▶ [Exercise brief]:
Pull out every line of the listing below where "this" appears.

▶ [Material shown]:
(begin)

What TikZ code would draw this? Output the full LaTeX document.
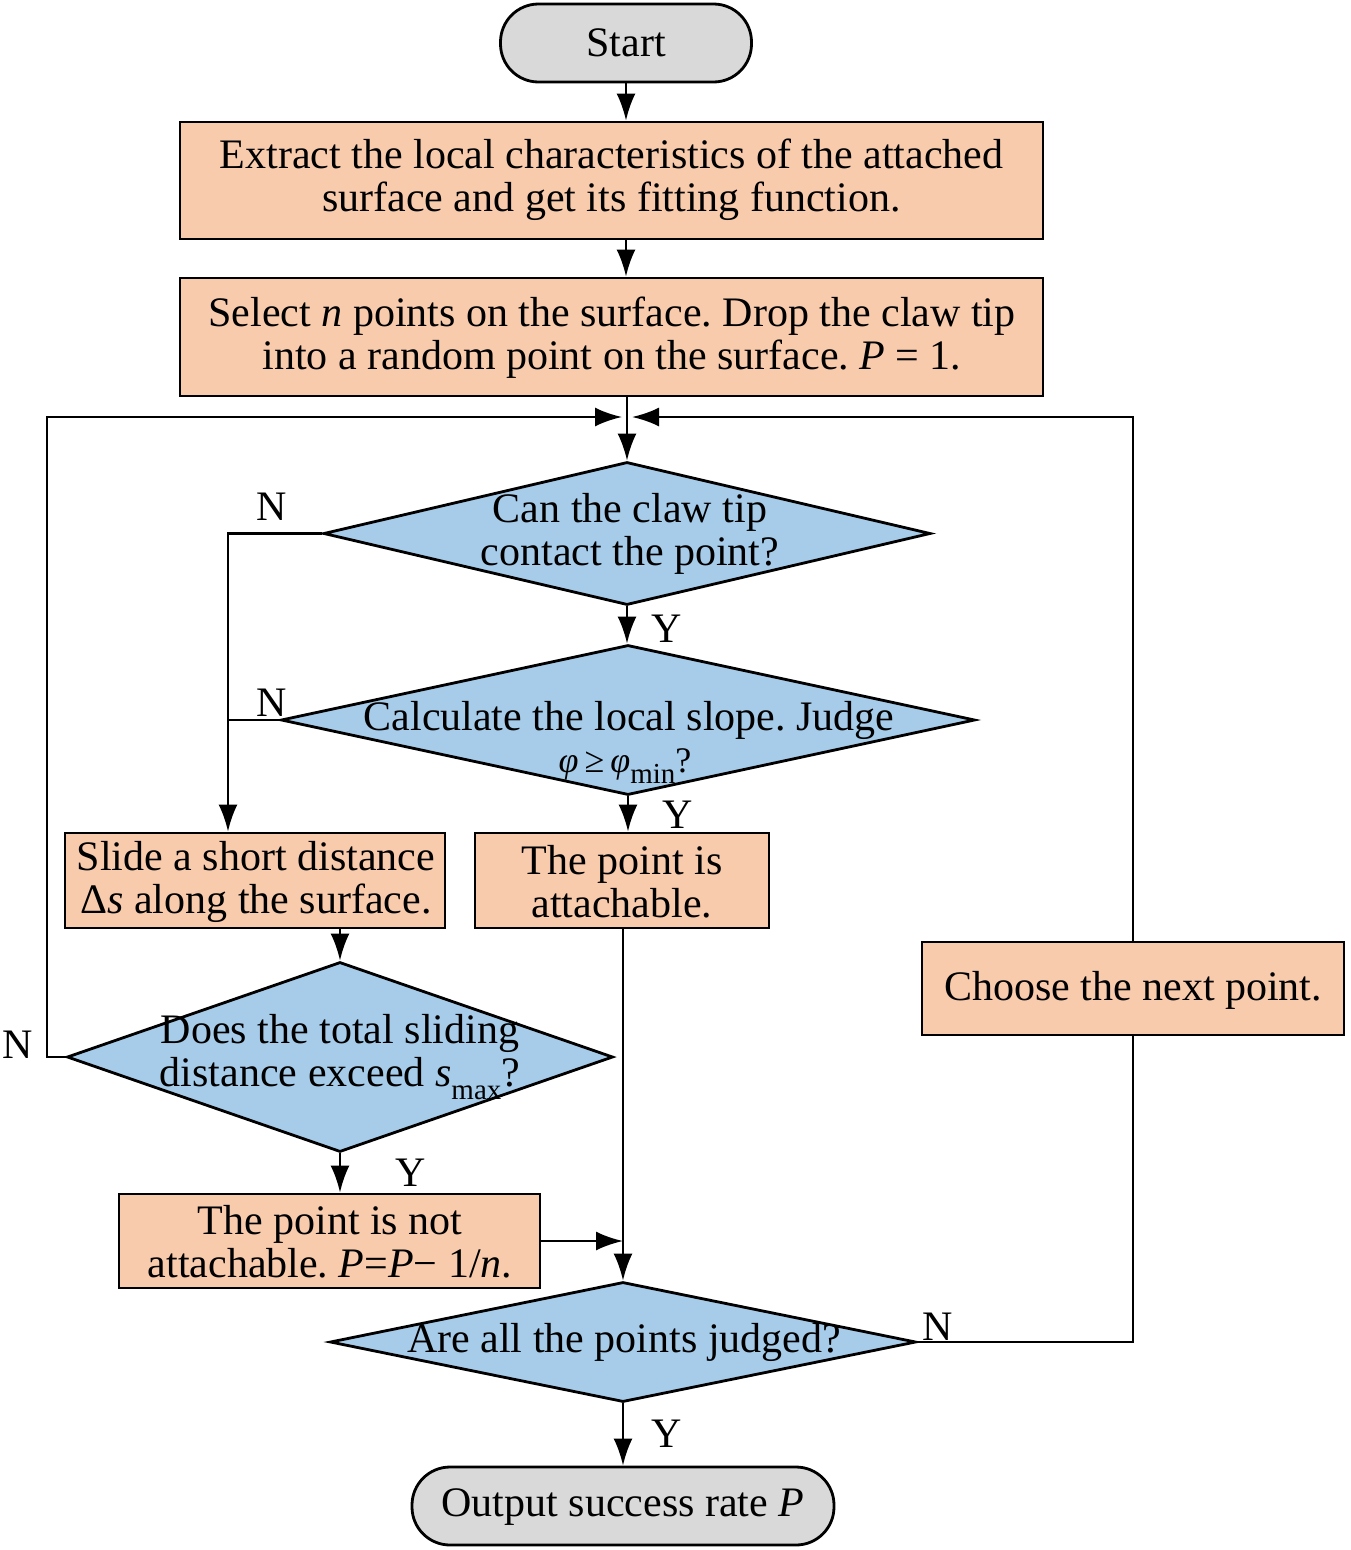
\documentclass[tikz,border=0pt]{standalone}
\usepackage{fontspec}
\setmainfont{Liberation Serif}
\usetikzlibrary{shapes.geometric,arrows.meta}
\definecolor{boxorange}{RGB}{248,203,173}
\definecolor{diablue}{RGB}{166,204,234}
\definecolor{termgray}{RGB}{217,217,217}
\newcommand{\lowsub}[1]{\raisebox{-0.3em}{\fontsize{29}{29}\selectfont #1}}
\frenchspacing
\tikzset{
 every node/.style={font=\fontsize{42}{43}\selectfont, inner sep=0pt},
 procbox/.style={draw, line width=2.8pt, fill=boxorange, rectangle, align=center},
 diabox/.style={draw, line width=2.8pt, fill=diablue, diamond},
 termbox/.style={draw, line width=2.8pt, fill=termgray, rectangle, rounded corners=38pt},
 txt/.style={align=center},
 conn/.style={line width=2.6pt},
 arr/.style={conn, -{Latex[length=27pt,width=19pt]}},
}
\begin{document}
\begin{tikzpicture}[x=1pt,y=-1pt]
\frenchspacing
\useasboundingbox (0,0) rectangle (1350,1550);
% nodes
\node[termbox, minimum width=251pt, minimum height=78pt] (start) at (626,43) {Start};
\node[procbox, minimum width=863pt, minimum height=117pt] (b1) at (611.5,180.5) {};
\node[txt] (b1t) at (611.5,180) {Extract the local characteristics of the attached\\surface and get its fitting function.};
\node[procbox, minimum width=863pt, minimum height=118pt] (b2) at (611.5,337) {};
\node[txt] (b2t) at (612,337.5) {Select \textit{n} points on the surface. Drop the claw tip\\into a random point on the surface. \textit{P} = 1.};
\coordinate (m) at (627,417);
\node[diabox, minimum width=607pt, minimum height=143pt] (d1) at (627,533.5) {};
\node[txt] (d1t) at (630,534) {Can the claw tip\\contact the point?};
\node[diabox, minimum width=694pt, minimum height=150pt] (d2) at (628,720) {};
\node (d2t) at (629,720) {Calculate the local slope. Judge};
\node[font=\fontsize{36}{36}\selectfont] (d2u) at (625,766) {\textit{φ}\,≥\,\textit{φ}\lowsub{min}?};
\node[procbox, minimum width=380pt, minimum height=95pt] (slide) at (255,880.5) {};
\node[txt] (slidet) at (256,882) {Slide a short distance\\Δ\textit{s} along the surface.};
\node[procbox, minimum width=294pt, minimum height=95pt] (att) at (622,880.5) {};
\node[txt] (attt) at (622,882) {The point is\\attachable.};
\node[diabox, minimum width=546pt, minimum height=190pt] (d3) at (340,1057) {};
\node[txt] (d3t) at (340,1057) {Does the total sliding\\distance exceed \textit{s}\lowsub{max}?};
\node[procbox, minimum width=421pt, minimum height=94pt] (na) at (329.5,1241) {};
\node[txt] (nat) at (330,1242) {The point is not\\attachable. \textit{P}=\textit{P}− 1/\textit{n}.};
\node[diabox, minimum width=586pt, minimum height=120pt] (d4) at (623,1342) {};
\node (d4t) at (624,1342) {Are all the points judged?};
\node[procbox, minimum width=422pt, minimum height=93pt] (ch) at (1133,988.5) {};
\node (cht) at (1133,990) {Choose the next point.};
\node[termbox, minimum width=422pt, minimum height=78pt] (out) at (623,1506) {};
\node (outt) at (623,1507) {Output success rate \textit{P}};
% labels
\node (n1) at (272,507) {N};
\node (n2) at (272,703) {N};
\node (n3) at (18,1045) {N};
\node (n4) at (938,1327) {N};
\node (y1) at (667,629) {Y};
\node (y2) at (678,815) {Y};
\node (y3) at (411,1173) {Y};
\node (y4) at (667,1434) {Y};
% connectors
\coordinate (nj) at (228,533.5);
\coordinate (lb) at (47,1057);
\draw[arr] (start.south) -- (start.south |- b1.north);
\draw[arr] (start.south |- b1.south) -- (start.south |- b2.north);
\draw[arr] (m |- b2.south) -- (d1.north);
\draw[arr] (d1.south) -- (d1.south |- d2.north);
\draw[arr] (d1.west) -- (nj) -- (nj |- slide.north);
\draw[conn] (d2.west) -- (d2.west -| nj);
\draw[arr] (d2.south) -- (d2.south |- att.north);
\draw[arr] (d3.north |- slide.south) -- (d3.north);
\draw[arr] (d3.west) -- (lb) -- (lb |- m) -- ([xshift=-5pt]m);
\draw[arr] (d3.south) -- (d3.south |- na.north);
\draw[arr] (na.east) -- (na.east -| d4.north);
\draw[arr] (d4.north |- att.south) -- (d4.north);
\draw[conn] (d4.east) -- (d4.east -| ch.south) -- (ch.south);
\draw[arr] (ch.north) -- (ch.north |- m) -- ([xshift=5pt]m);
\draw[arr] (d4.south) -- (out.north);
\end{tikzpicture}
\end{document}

(end)
(begin)

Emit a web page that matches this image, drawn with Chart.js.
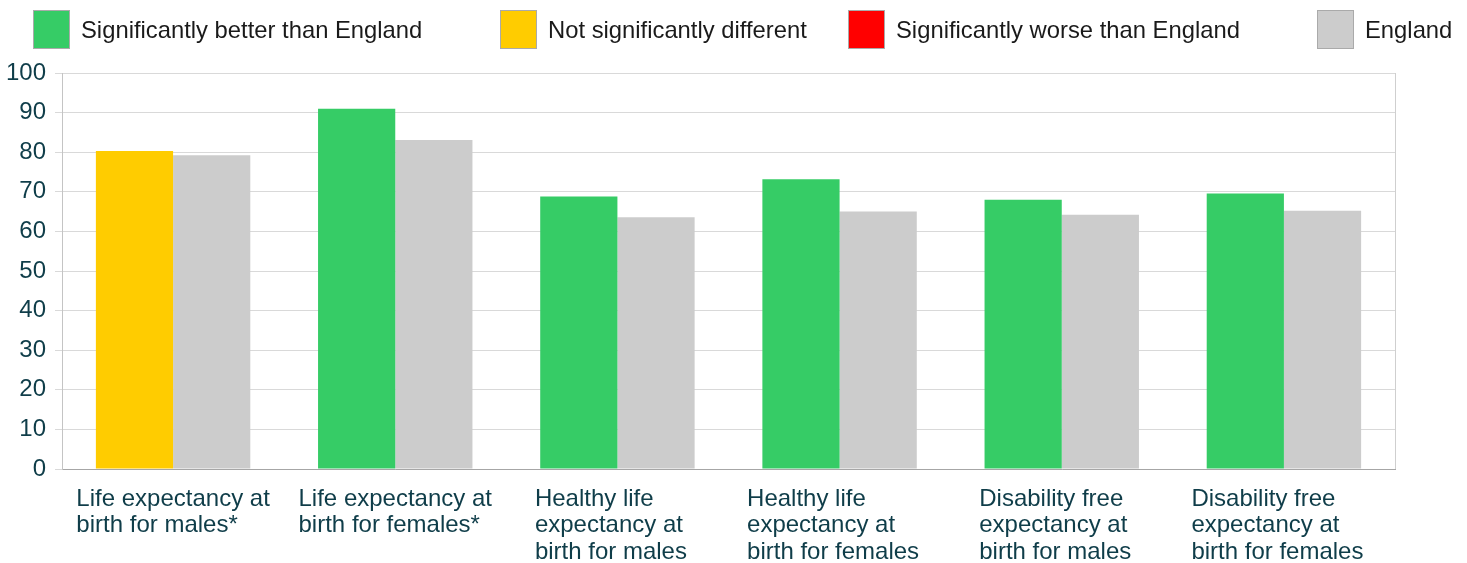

(end)
(begin)

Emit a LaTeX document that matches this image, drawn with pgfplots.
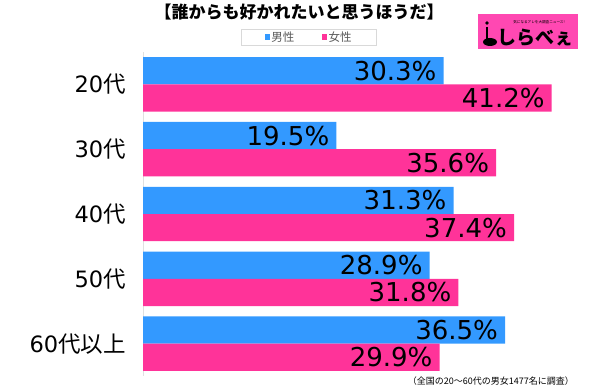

(end)

▶ [Problem solution]:
What TikZ code would draw this? Output the full LaTeX document.
Emit a web page that matches this image, drawn with Chart.js.
Emit a LaTeX document that matches this image, drawn with pgfplots.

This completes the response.